[Begin Excerpted data]
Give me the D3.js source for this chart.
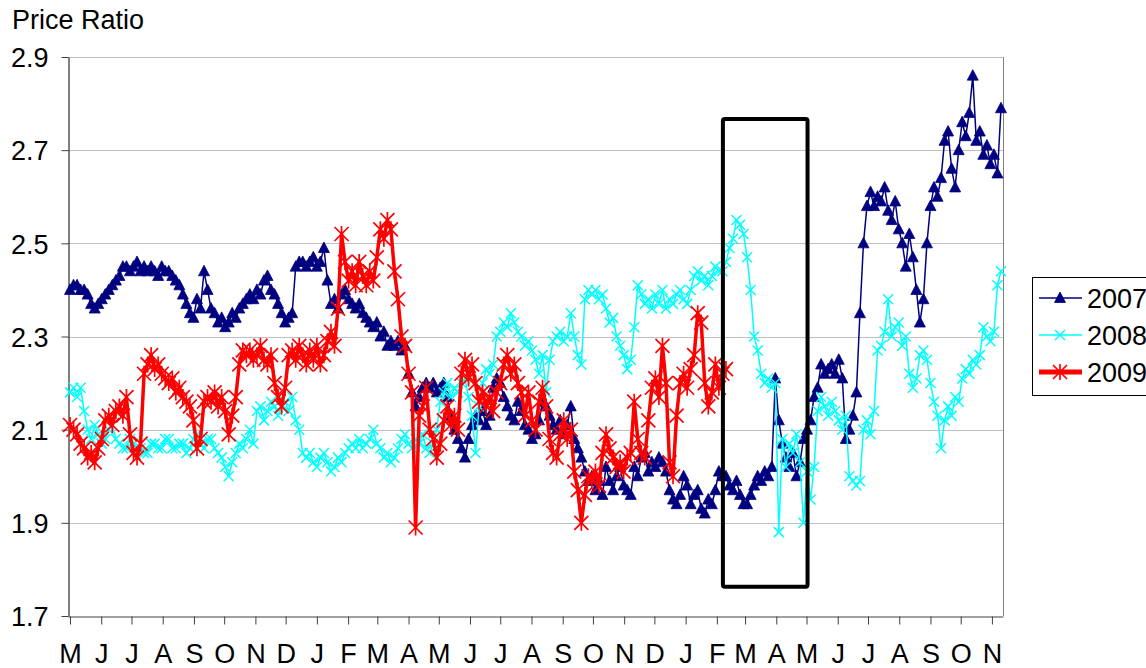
<!DOCTYPE html>
<html>
<head>
<meta charset="utf-8">
<script src="https://cdn.jsdelivr.net/npm/d3@7"></script>
<style>
  body { margin: 0; background: #fff; }
  svg { display: block; font-family: "Liberation Sans", Arial, sans-serif; }
</style>
</head>
<body>
<div id="chart"></div>
<script>
// readings twice a week (every 84 h), first reading 1 May 2007
var firstDay = new Date(2007, 4, 1);
var stepHours = 84;

var s2007 = [
  2.40,2.41,2.41,2.40,2.40,2.39,2.37,2.36,2.37,2.38, 2.39,2.40,2.41,2.42,2.43,2.45,2.45,2.44,2.45,2.46,
  2.44,2.45,2.44,2.45,2.44,2.43,2.45,2.44,2.44,2.43, 2.42,2.41,2.39,2.37,2.35,2.34,2.38,2.36,2.44,2.40,
  2.36,2.35,2.33,2.34,2.32,2.33,2.35,2.34,2.36,2.37, 2.38,2.39,2.38,2.40,2.39,2.42,2.43,2.40,2.39,2.37,
  2.35,2.33,2.34,2.35,2.45,2.46,2.46,2.45,2.46,2.47, 2.45,2.46,2.49,2.42,2.37,2.38,2.36,2.39,2.40,2.38,
  2.37,2.36,2.37,2.35,2.34,2.33,2.32,2.33,2.30,2.31, 2.28,2.29,2.28,2.29,2.27,2.28,2.22,2.18,2.15,2.17,
  2.19,2.20,2.19,2.20,2.18,2.19,2.20,2.17,2.13,2.10, 2.08,2.06,2.04,2.08,2.11,2.13,2.12,2.14,2.11,2.13,
  2.19,2.21,2.20,2.17,2.15,2.13,2.12,2.16,2.14,2.11, 2.10,2.08,2.09,2.12,2.16,2.15,2.13,2.11,2.10,2.12,
  2.09,2.11,2.15,2.08,2.06,2.04,2.01,1.99,2.00,1.97, 1.99,1.96,2.02,1.99,1.97,2.00,2.02,1.98,1.97,1.96,
  2.02,2.00,2.04,2.05,2.01,2.03,2.02,2.04,2.03,2.01, 1.97,1.95,1.94,1.96,2.00,1.98,1.94,1.96,1.97,1.93,
  1.92,1.95,1.94,1.97,2.01,2.00,2.00,1.98,1.97,1.99, 1.96,1.94,1.94,1.96,1.98,2.00,1.99,2.01,2.00,2.02,
  2.21,2.12,2.07,2.04,2.02,2.05,2.00,2.03,2.08,2.10, 2.12,2.17,2.19,2.24,2.22,2.23,2.24,2.22,2.25,2.21,
  2.08,2.10,2.13,2.18,2.35,2.50,2.58,2.61,2.58,2.60, 2.59,2.62,2.57,2.55,2.59,2.53,2.50,2.45,2.52,2.47,
  2.40,2.33,2.38,2.50,2.58,2.62,2.60,2.64,2.72,2.74, 2.66,2.62,2.70,2.76,2.73,2.78,2.86,2.72,2.74,2.69,
  2.71,2.67,2.69,2.65,2.79];

var s2008 = [
  2.18,2.19,2.17,2.19,2.14,2.10,2.08,2.11,2.09,2.07, 2.08,2.10,2.11,2.08,2.07,2.06,2.06,2.08,2.07,2.06,
  2.06,2.05,2.05,2.07,2.07,2.06,2.06,2.08,2.08,2.06, 2.06,2.07,2.07,2.05,2.06,2.08,2.09,2.07,2.06,2.08,
  2.08,2.06,2.05,2.04,2.02,2.00,2.03,2.05,2.07,2.06, 2.08,2.10,2.07,2.14,2.15,2.12,2.14,2.16,2.15,2.13,
  2.15,2.16,2.14,2.17,2.12,2.10,2.05,2.04,2.05,2.03, 2.02,2.04,2.05,2.03,2.01,2.02,2.04,2.03,2.05,2.06,
  2.07,2.06,2.08,2.06,2.07,2.08,2.10,2.07,2.06,2.04, 2.05,2.03,2.04,2.06,2.08,2.09,2.07,2.06,2.08,2.07,
  2.09,2.06,2.05,2.07,2.10,2.16,2.18,2.20,2.17,2.19, 2.18,2.20,2.21,2.17,2.13,2.05,2.15,2.20,2.23,2.22,
  2.24,2.30,2.31,2.33,2.32,2.35,2.33,2.31,2.30,2.28, 2.29,2.27,2.25,2.22,2.26,2.18,2.25,2.29,2.30,2.31,
  2.29,2.30,2.35,2.30,2.26,2.24,2.38,2.40,2.39,2.40, 2.38,2.39,2.36,2.33,2.34,2.30,2.28,2.26,2.23,2.25,
  2.32,2.41,2.39,2.37,2.38,2.36,2.39,2.37,2.40,2.36, 2.38,2.37,2.39,2.40,2.38,2.37,2.40,2.43,2.44,2.42,
  2.43,2.41,2.43,2.45,2.44,2.44,2.46,2.49,2.51,2.55, 2.54,2.52,2.47,2.40,2.30,2.27,2.22,2.20,2.21,2.19,
  2.20,1.88,2.08,2.02,2.07,2.05,2.09,2.03,1.90,2.01, 1.95,2.02,2.14,2.17,2.15,2.13,2.16,2.14,2.12,2.10,
  2.13,2.00,1.99,1.98,1.99,2.10,2.12,2.09,2.14,2.27, 2.28,2.31,2.38,2.30,2.32,2.33,2.28,2.30,2.22,2.19,
  2.21,2.26,2.27,2.25,2.20,2.16,2.13,2.06,2.12,2.15, 2.13,2.17,2.16,2.21,2.23,2.22,2.25,2.24,2.26,2.32,
  2.30,2.29,2.31,2.41,2.44];

var s2009 = [
  2.11,2.10,2.09,2.07,2.06,2.04,2.05,2.03,2.06,2.08, 2.12,2.13,2.11,2.14,2.15,2.13,2.17,2.09,2.05,2.04,
  2.07,2.22,2.24,2.26,2.23,2.24,2.22,2.21,2.20,2.21, 2.18,2.19,2.17,2.16,2.15,2.12,2.06,2.08,2.16,2.17,
  2.16,2.18,2.15,2.17,2.14,2.09,2.13,2.17,2.24,2.27, 2.26,2.27,2.25,2.26,2.28,2.25,2.24,2.26,2.20,2.17,
  2.15,2.19,2.26,2.27,2.25,2.28,2.26,2.24,2.27,2.25, 2.28,2.24,2.26,2.29,2.31,2.28,2.36,2.52,2.46,2.42,
  2.44,2.41,2.46,2.43,2.41,2.44,2.42,2.47,2.53,2.51, 2.55,2.53,2.44,2.38,2.30,2.28,2.22,2.18,1.89,2.13,
  2.15,2.19,2.10,2.08,2.04,2.07,2.12,2.15,2.11,2.13, 2.10,2.22,2.25,2.21,2.24,2.20,2.16,2.18,2.15,2.17,
  2.14,2.18,2.20,2.24,2.26,2.22,2.24,2.20,2.18,2.13, 2.18,2.12,2.10,2.16,2.19,2.15,2.08,2.05,2.04,2.09,
  2.12,2.08,2.10,2.01,1.97,1.90,1.96,2.00,1.99,2.01, 1.98,2.05,2.09,2.06,2.04,2.02,2.03,2.01,2.04,2.05,
  2.16,2.08,2.05,2.04,2.12,2.19,2.21,2.17,2.28,2.20, 2.03,2.00,2.13,2.20,2.22,2.19,2.23,2.26,2.35,2.33,
  2.20,2.15,2.18,2.24,2.19,2.22,2.23];

var seriesNames = ["2007", "2008", "2009"];
var monthLabels = ["M","J","J","A","S","O","N","D","J","F","M","A","M","J","J","A","S","O","N","D",
  "J","F","M","A","M","J","J","A","S","O","N"];
var yTicks = [1.7, 1.9, 2.1, 2.3, 2.5, 2.7, 2.9];

// highlighted window (Feb - early May 2009)
var boxFrom = new Date(2009, 1, 7), boxTo = new Date(2009, 4, 2);
var boxTop = 2.767, boxBottom = 1.763;

(function() {
var width = 1146, height = 668;
var pLeft = 68, pRight = 1003, pTop = 57, pBottom = 616;
var fontSize = "27px";

var x = d3.scaleTime()
    .domain([new Date(2007, 3, 29), new Date(2009, 10, 12)])
    .range([pLeft, pRight]);
var y = d3.scaleLinear().domain([1.7, 2.9]).range([pBottom, pTop]);

function toPoints(vals) {
    return vals.map(function(v, i) {
        return { date: d3.timeHour.offset(firstDay, i * stepHours), value: v };
    });
}

var svg = d3.select("#chart").append("svg")
    .attr("width", width)
    .attr("height", height);

// grid
svg.append("g").selectAll("line")
    .data(yTicks.slice(1))
    .enter().append("line")
    .attr("x1", pLeft).attr("x2", pRight)
    .attr("y1", function(d) { return Math.round(y(d)) + 0.5; })
    .attr("y2", function(d) { return Math.round(y(d)) + 0.5; })
    .attr("stroke", "#c0c0c0")
    .attr("stroke-width", 1);

svg.append("line")
    .attr("x1", pRight + 0.5).attr("x2", pRight + 0.5)
    .attr("y1", pTop).attr("y2", pBottom)
    .attr("stroke", "#808080");

// y axis
var yAxis = d3.axisLeft(y).tickValues(yTicks).tickSize(7).tickSizeOuter(0).tickFormat(d3.format(".1f"));
var gy = svg.append("g")
    .attr("transform", "translate(" + (pLeft + 0.5) + ",0)")
    .call(yAxis);
gy.select(".domain").attr("stroke", "#000");
gy.selectAll(".tick line").attr("stroke", "#404040");
gy.selectAll(".tick text")
    .attr("x", -20)
    .attr("dy", "0.36em")
    .style("font-size", fontSize)
    .style("font-family", "Liberation Sans, Arial, sans-serif")
    .attr("fill", "#000");

// x axis, month ticks with labels on the ticks
var months = d3.timeMonth.range(new Date(2007, 4, 1), new Date(2009, 10, 2));
var xAxis = d3.axisBottom(x).tickValues(months).tickSize(8).tickSizeOuter(0)
    .tickFormat(function(d, i) { return monthLabels[i]; });
var gx = svg.append("g")
    .attr("transform", "translate(0," + (pBottom + 0.5) + ")")
    .call(xAxis);
gx.select(".domain").attr("stroke", "#404040");
gx.selectAll(".tick line").attr("stroke", "#404040");
gx.selectAll(".tick text")
    .attr("y", 27)
    .style("font-size", fontSize)
    .style("font-family", "Liberation Sans, Arial, sans-serif")
    .attr("fill", "#000");

svg.append("text")
    .attr("x", 12).attr("y", 29)
    .style("font-size", fontSize)
    .text("Price Ratio");

// markers
function triangle(g, cx, cy, c) {
    g.append("path")
        .attr("d", "M" + cx + "," + (cy - 6) + "L" + (cx + 5.5) + "," + (cy + 4.5) + "L" + (cx - 5.5) + "," + (cy + 4.5) + "Z")
        .attr("fill", c).attr("stroke", c).attr("stroke-width", 0.8);
}
function cross(g, cx, cy, c) {
    var r = 5;
    g.append("path")
        .attr("d", "M" + (cx - r) + "," + (cy - r) + "L" + (cx + r) + "," + (cy + r) +
                   "M" + (cx + r) + "," + (cy - r) + "L" + (cx - r) + "," + (cy + r))
        .attr("stroke", c).attr("stroke-width", 1.5).attr("fill", "none");
}
function star(g, cx, cy, c) {
    var r = 7;
    g.append("path")
        .attr("d", "M" + (cx - r) + "," + (cy - r) + "L" + (cx + r) + "," + (cy + r) +
                   "M" + (cx + r) + "," + (cy - r) + "L" + (cx - r) + "," + (cy + r) +
                   "M" + cx + "," + (cy - r - 1) + "L" + cx + "," + (cy + r + 1))
        .attr("stroke", c).attr("stroke-width", 1.7).attr("fill", "none");
}

var series = [
    { name: seriesNames[0], data: toPoints(s2007), color: "#000080", width: 1.5, marker: triangle },
    { name: seriesNames[1], data: toPoints(s2008), color: "#00FFFF", width: 1.5, marker: cross },
    { name: seriesNames[2], data: toPoints(s2009), color: "#FF0000", width: 3.5, marker: star }
];

var line = d3.line()
    .x(function(d) { return x(d.date); })
    .y(function(d) { return y(d.value); });

series.forEach(function(s) {
    var g = svg.append("g");
    g.append("path")
        .datum(s.data)
        .attr("d", line)
        .attr("fill", "none")
        .attr("stroke", s.color)
        .attr("stroke-width", s.width)
        .attr("stroke-linejoin", "round");
    s.data.forEach(function(d) {
        s.marker(g, x(d.date), y(d.value), s.color);
    });
});

// annotation box
svg.append("rect")
    .attr("x", x(boxFrom)).attr("y", y(boxTop))
    .attr("width", x(boxTo) - x(boxFrom))
    .attr("height", y(boxBottom) - y(boxTop))
    .attr("rx", 2)
    .attr("fill", "none")
    .attr("stroke", "#000")
    .attr("stroke-width", 4);

// legend
var lg = svg.append("g").attr("transform", "translate(1032,277)");
lg.append("rect")
    .attr("x", 0.5).attr("y", 0.5)
    .attr("width", 140).attr("height", 118)
    .attr("fill", "#fff").attr("stroke", "#000");
series.forEach(function(s, i) {
    var cy = 21 + i * 37;
    lg.append("line")
        .attr("x1", 7).attr("x2", 50)
        .attr("y1", cy).attr("y2", cy)
        .attr("stroke", s.color)
        .attr("stroke-width", i == 2 ? 5 : 1.5);
    s.marker(lg, 28, cy, s.color);
    lg.append("text")
        .attr("x", 55).attr("y", cy + 10)
        .style("font-size", fontSize)
        .text(s.name);
});
})();
</script>
</body>
</html>
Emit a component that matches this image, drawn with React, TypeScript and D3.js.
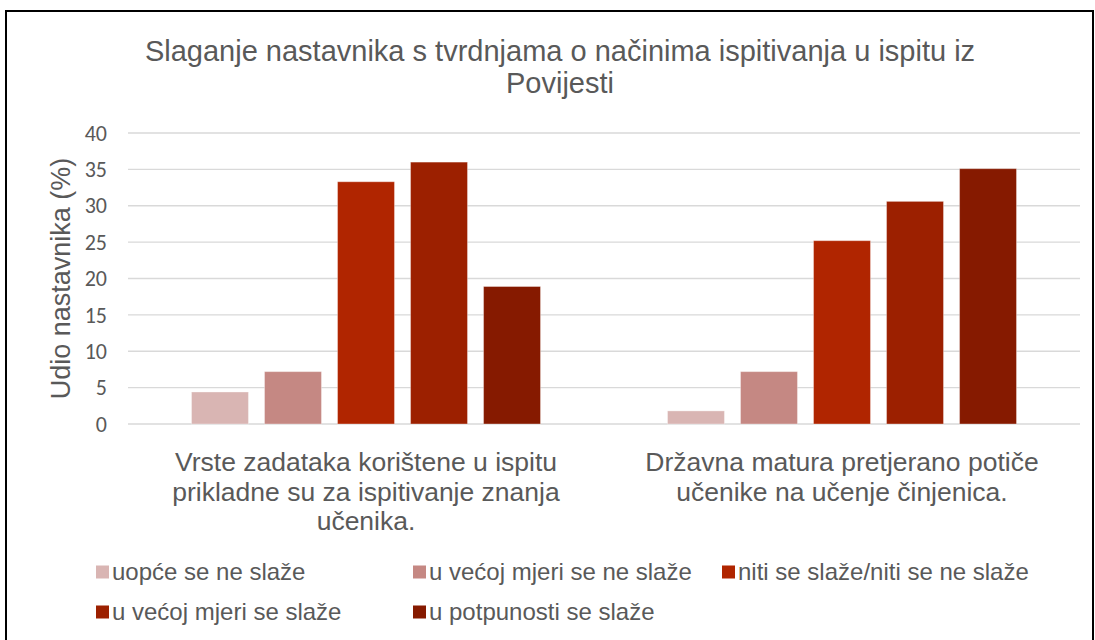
import React from "react";
import * as d3 from "d3";

const categories = [
  ["Vrste zadataka korištene u ispitu", "prikladne su za ispitivanje znanja", "učenika."],
  ["Državna matura pretjerano potiče", "učenike na učenje činjenica."],
];
const seriesNames = [
  "uopće se ne slaže",
  "u većoj mjeri se ne slaže",
  "niti se slaže/niti se ne slaže",
  "u većoj mjeri se slaže",
  "u potpunosti se slaže",
];
const seriesColors = ["#D9B5B3", "#C58883", "#B02500", "#9C2000", "#861A00"];
const values: number[][] = [
  [4.4, 7.2, 33.3, 36.0, 18.9],
  [1.8, 7.2, 25.2, 30.6, 35.1],
];
const yTicks = [0, 5, 10, 15, 20, 25, 30, 35, 40];

export default function App() {
  const W = 1095, H = 640;
  const left = 128, right = 1080, top = 133, bottom = 424;
  const catIdx = categories.map((_, i) => String(i));
  const x0 = d3.scaleBand<string>().domain(catIdx).range([left, right]).padding(0);
  const bw0 = x0.bandwidth();
  const x1 = d3
    .scaleBand<string>()
    .domain(seriesNames)
    .range([63.5, bw0 - 63.5])
    .paddingInner(0.22)
    .paddingOuter(0);
  const y = d3.scaleLinear().domain([0, 40]).range([bottom, top]);
  const font = "'Liberation Sans', Arial, sans-serif";
  const tickFont = "Carlito, Lato, 'Open Sans', sans-serif";
  const gray = "#595959";

  const legendPos = [
    [96, 572],
    [413, 572],
    [722, 572],
    [96, 612],
    [413, 612],
  ];

  return (
    <svg
      width={W}
      height={H}
      style={{ position: "absolute", left: 0, top: 0, background: "#fff" }}
    >
      <rect x={0} y={0} width={W} height={H} fill="#fff" />
      <rect x={6} y={11} width={1087} height={700} fill="#fff" stroke="#000" strokeWidth={2} />
      <text textAnchor="middle" fill={gray} fontFamily={font} fontSize={29}>
        <tspan x={560} y={61}>
          Slaganje nastavnika s tvrdnjama o načinima ispitivanja u ispitu iz
        </tspan>
        <tspan x={560} y={93}>Povijesti</tspan>
      </text>
      {yTicks.map((t) => (
        <g key={t}>
          <line x1={left} x2={right} y1={y(t)} y2={y(t)} stroke="#D9D9D9" strokeWidth={1.3} />
          <text
            x={107}
            y={y(t)}
            dy="0.35em"
            textAnchor="end"
            fill={gray}
            fontFamily={tickFont}
            fontSize={22}
          >
            {t}
          </text>
        </g>
      ))}
      <text
        transform={`translate(70,${(top + bottom) / 2}) rotate(-90)`}
        textAnchor="middle"
        fill={gray}
        fontFamily={font}
        fontSize={27}
      >
        Udio nastavnika (%)
      </text>
      {values.map((row, ci) =>
        row.map((v, si) => (
          <rect
            key={`${ci}-${si}`}
            x={(x0(String(ci)) as number) + (x1(seriesNames[si]) as number)}
            y={y(v)}
            width={x1.bandwidth()}
            height={y(0) - y(v)}
            fill={seriesColors[si]}
            stroke="#ffffff"
            strokeOpacity={0.35}
            strokeWidth={1}
          />
        ))
      )}
      {categories.map((lines, ci) => (
        <text
          key={ci}
          textAnchor="middle"
          fill={gray}
          fontFamily={font}
          fontSize={26.5}
        >
          {lines.map((l, li) => (
            <tspan key={li} x={(x0(String(ci)) as number) + bw0 / 2} y={471 + li * 29.5}>
              {l}
            </tspan>
          ))}
        </text>
      ))}
      {seriesNames.map((s, i) => (
        <g key={s}>
          <rect
            x={legendPos[i][0]}
            y={legendPos[i][1] - 6.5}
            width={13}
            height={13}
            fill={seriesColors[i]}
          />
          <text
            x={legendPos[i][0] + 16}
            y={legendPos[i][1]}
            dy="0.35em"
            fill={gray}
            fontFamily={font}
            fontSize={24}
          >
            {s}
          </text>
        </g>
      ))}
    </svg>
  );
}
[End Excerpted data]
What you should do – From the records above, copy only the lines running from the line containing "Emit a component" to the line containing "30, 35, 40];", both ends included. Leave the pictures out.

Task answer –
Emit a component that matches this image, drawn with React, TypeScript and D3.js.
import React from "react";
import * as d3 from "d3";

const categories = [
  ["Vrste zadataka korištene u ispitu", "prikladne su za ispitivanje znanja", "učenika."],
  ["Državna matura pretjerano potiče", "učenike na učenje činjenica."],
];
const seriesNames = [
  "uopće se ne slaže",
  "u većoj mjeri se ne slaže",
  "niti se slaže/niti se ne slaže",
  "u većoj mjeri se slaže",
  "u potpunosti se slaže",
];
const seriesColors = ["#D9B5B3", "#C58883", "#B02500", "#9C2000", "#861A00"];
const values: number[][] = [
  [4.4, 7.2, 33.3, 36.0, 18.9],
  [1.8, 7.2, 25.2, 30.6, 35.1],
];
const yTicks = [0, 5, 10, 15, 20, 25, 30, 35, 40];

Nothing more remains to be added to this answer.